Exercise aim | Omit pictures and quote the listing below line by line, from its start through the line that holds "const fmt = (v: number)".

-------- Supplied information

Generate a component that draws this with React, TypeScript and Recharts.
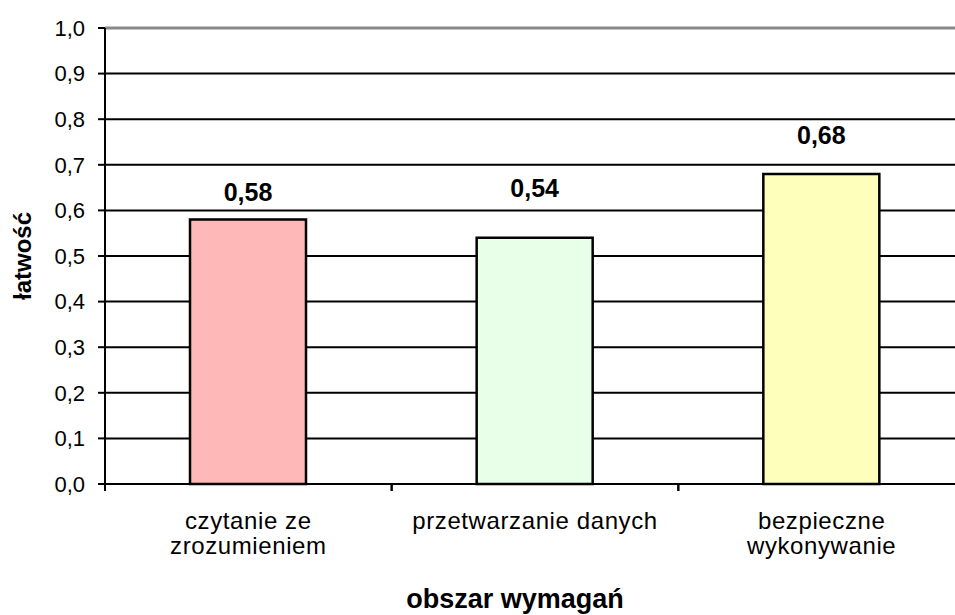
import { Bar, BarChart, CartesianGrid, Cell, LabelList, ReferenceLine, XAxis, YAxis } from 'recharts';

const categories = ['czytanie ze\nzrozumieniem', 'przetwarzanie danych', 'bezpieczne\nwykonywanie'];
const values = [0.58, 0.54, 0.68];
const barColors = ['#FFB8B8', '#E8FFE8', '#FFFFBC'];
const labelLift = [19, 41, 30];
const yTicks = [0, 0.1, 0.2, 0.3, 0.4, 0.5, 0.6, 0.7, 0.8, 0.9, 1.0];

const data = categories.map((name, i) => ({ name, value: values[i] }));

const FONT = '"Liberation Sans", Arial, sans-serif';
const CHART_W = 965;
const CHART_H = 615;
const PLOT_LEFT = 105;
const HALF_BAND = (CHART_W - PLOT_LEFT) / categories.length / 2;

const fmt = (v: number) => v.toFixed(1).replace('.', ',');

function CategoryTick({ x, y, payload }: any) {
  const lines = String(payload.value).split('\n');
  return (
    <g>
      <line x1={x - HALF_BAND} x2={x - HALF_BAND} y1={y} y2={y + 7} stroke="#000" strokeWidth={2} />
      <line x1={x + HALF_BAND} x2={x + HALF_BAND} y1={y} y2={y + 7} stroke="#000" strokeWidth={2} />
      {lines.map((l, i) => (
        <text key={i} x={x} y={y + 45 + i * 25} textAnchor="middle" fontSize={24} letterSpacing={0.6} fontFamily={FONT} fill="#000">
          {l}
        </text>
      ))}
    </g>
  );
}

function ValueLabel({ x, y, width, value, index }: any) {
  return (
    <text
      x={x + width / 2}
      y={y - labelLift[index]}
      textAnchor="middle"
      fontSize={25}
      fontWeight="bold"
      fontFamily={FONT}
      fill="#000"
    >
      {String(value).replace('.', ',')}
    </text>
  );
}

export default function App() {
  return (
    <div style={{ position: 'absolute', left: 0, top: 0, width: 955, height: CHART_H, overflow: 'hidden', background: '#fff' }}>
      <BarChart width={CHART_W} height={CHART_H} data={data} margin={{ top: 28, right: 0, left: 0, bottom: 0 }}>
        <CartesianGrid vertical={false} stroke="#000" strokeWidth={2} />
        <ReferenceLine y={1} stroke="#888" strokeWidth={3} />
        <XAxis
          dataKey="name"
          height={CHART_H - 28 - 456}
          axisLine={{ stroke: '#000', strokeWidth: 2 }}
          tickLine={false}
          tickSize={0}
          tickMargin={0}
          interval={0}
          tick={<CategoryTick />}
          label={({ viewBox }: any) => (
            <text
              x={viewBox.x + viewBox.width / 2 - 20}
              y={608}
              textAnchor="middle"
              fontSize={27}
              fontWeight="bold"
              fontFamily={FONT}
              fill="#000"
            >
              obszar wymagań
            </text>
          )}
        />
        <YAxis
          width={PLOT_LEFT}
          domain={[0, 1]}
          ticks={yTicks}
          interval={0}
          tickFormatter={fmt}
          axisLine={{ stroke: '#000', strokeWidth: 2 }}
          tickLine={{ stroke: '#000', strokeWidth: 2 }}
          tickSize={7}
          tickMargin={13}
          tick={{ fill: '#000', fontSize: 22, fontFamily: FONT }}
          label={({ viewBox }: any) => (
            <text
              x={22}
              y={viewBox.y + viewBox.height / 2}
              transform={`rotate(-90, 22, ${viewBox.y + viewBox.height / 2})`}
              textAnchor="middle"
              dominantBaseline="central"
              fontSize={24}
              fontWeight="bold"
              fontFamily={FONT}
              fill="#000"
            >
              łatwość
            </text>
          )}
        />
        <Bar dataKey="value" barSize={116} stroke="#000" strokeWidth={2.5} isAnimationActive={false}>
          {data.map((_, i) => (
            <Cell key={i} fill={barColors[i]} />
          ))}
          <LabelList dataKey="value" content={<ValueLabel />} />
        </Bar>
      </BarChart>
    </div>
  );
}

----------------

The output |
Generate a component that draws this with React, TypeScript and Recharts.
import { Bar, BarChart, CartesianGrid, Cell, LabelList, ReferenceLine, XAxis, YAxis } from 'recharts';

const categories = ['czytanie ze\nzrozumieniem', 'przetwarzanie danych', 'bezpieczne\nwykonywanie'];
const values = [0.58, 0.54, 0.68];
const barColors = ['#FFB8B8', '#E8FFE8', '#FFFFBC'];
const labelLift = [19, 41, 30];
const yTicks = [0, 0.1, 0.2, 0.3, 0.4, 0.5, 0.6, 0.7, 0.8, 0.9, 1.0];

const data = categories.map((name, i) => ({ name, value: values[i] }));

const FONT = '"Liberation Sans", Arial, sans-serif';
const CHART_W = 965;
const CHART_H = 615;
const PLOT_LEFT = 105;
const HALF_BAND = (CHART_W - PLOT_LEFT) / categories.length / 2;

const fmt = (v: number) => v.toFixed(1).replace('.', ',');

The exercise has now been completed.